COLLECTED MATERIAL:
__________

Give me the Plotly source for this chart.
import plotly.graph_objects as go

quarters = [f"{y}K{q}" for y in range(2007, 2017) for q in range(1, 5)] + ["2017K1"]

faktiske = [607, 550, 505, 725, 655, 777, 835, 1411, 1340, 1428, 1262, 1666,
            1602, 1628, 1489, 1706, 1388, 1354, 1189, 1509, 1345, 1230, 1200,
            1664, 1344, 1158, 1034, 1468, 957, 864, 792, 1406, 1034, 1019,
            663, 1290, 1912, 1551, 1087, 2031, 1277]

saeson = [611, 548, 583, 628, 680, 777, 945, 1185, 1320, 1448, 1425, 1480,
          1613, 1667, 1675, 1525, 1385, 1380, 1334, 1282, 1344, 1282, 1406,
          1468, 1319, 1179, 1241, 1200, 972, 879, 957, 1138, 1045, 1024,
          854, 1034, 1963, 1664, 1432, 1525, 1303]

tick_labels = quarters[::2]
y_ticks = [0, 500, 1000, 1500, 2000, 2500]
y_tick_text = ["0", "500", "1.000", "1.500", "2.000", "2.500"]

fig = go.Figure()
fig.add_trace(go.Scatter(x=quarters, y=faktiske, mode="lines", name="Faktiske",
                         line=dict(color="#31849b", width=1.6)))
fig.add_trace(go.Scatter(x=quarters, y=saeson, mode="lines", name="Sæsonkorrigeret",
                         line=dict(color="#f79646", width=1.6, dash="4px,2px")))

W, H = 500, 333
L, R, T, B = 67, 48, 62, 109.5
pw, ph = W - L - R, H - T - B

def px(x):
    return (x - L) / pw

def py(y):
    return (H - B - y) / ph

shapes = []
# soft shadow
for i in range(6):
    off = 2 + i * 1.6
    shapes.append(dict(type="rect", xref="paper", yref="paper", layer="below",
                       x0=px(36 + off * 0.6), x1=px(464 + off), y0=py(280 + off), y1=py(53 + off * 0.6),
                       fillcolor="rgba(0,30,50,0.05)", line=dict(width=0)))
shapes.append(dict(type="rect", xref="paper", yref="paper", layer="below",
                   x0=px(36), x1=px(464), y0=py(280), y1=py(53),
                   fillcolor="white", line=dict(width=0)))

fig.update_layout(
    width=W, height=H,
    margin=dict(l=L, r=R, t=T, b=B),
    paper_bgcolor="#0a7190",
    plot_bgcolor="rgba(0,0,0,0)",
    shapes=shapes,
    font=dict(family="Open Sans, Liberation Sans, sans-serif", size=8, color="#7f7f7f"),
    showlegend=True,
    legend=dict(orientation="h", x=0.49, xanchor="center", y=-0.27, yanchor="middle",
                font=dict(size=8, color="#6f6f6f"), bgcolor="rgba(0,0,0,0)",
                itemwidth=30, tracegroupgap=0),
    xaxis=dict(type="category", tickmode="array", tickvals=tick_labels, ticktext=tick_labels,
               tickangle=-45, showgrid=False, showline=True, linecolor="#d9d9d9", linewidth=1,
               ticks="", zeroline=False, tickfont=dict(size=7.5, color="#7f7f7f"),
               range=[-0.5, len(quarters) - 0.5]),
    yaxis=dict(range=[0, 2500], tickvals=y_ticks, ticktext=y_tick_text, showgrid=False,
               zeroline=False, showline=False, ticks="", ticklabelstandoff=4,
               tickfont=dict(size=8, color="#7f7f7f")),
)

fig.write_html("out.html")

__________

STATED GOAL:
Only the lines from the top of the data through the line that contains "663, 1290, 1912, 1551, 1087, 2031, 1277]" should be quoted, exactly as they stand.

CORRECT OUTPUT:
Give me the Plotly source for this chart.
import plotly.graph_objects as go

quarters = [f"{y}K{q}" for y in range(2007, 2017) for q in range(1, 5)] + ["2017K1"]

faktiske = [607, 550, 505, 725, 655, 777, 835, 1411, 1340, 1428, 1262, 1666,
            1602, 1628, 1489, 1706, 1388, 1354, 1189, 1509, 1345, 1230, 1200,
            1664, 1344, 1158, 1034, 1468, 957, 864, 792, 1406, 1034, 1019,
            663, 1290, 1912, 1551, 1087, 2031, 1277]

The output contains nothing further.